The attacker was identified by media sources as a 48-year-old German national named Jens Alexander Rüther, born about "an hour south" of the city, who had previously suffered from psychiatric illness.

Media reported that Rüther was born on 1 May 1969 and had resided in Münster. Deutsche Welle described him as a "wealthy designer." He was later known as small-time criminal, who stole cell phones and car radios to finance his drug addiction. Local reports claimed that he had been in contact with certain far-right groups but had not been an extremist himself. He had said in the past that he wanted to commit suicide in a spectacular way. Authorities also considered the possibility that he committed the crime due to relationship problems.

He came from the Sauerland, grew up in Madfeld and graduated from high school Petrinum Brilon.
There had been five criminal proceedings against Jens Ruther, three of them at the public prosecutor's office Münster and two at the Arnsberg public prosecutor's office. The proceedings in Arnsberg dealt with two “family disputes” from 2014 and 2016. In Münster, he was accused of hit and run (2015), criminal damage (2015) and fraud (2016). All proceedings were terminated due to insufficient suspicion.

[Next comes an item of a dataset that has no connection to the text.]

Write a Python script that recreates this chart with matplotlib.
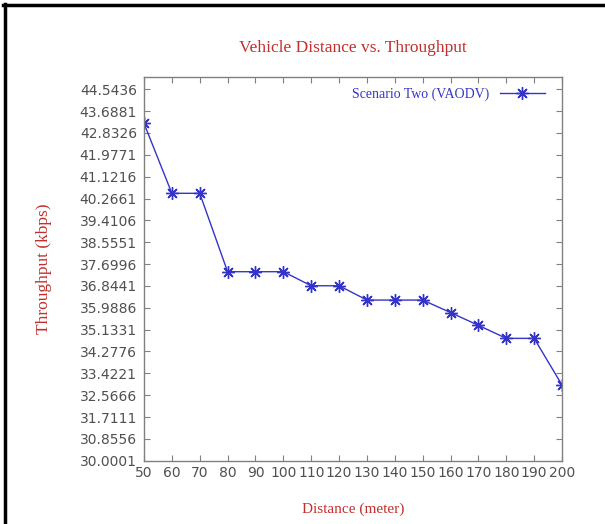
import matplotlib
matplotlib.use('Agg')
from matplotlib import pyplot as plt
from matplotlib.lines import Line2D

# data
distance = [50, 60, 70, 80, 90, 100, 110, 120, 130, 140, 150, 160, 170, 180, 190, 200]
throughput = [43.21, 40.47, 40.47, 37.40, 37.40, 37.40, 36.85, 36.85,
              36.29, 36.29, 36.29, 35.80, 35.30, 34.79, 34.79, 32.96]
ytick_vals = [30.0001 + 0.8555 * i for i in range(18)]
ytick_labels = ['%.4f' % v for v in ytick_vals]

red = '#c0302e'
blue = '#3434c8'
serif = ['Liberation Serif', 'DejaVu Serif']

fig = plt.figure(figsize=(6.05, 5.24), dpi=100)
ax = fig.add_axes([0.238, 0.1208, 0.691, 0.7328])

ax.plot(distance, throughput, c=blue, lw=1.0, marker=(8, 2, 0),
        markersize=9, markeredgewidth=1.0, label='Scenario Two (VAODV)')

ax.set_xlim(50, 200)
ax.set_ylim(30.0001, 45.035)
ax.set_xticks(distance)
ax.set_yticks(ytick_vals)
ax.set_yticklabels(ytick_labels)

for s in ax.spines.values():
    s.set_color('#808080')
    s.set_linewidth(1.0)
ax.tick_params(axis='both', direction='in', length=4, color='#808080',
               top=True, right=True, labelsize=10, labelcolor='#505050')
ax.tick_params(axis='y', pad=5)
ax.tick_params(axis='x', pad=4)

ax.set_title('Vehicle Distance vs. Throughput', fontsize=12.5, color=red,
             family=serif, pad=18)
ax.set_xlabel('Distance (meter)', fontsize=11, color=red, family=serif, labelpad=16)
ax.set_ylabel('Throughput (kbps)', fontsize=12.5, color=red, family=serif, labelpad=20)

leg = ax.legend(loc='upper right', frameon=False, markerfirst=False,
                handlelength=3.2, borderaxespad=0.4,
                bbox_to_anchor=(0.985, 1.0), prop={'family': serif, 'size': 10})
for t in leg.get_texts():
    t.set_color(blue)

# black frame on the top and left edges of the picture
fig.add_artist(Line2D([0.005, 1.0], [0.99, 0.99], color='black', lw=2.5,
                      transform=fig.transFigure))
fig.add_artist(Line2D([0.009, 0.009], [0.0, 0.992], color='black', lw=2.5,
                      transform=fig.transFigure))

fig.savefig('out.png', dpi=100)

State Interior Minister Herbert Reul said on the day of the attack that there was no indication of an Islamist background of the attack. On 18 April, Reul said that after an analysis by the security authorities, right-wing extremism was also ruled out as a motive. He said that, rather, the crime "had to do with the life" of the perpetrator and his "assignment of guilt".

The crime was judged as extended suicide for personal reasons.

==Reactions==
Chancellor Angela Merkel said she was "deeply shocked" about the crime. President Frank-Walter Steinmeier expressed his condolences to the victims and relatives. Donald Trump and Vladimir Putin condemned the crime and offered their sympathies. A public memorial service was held on the following Sunday.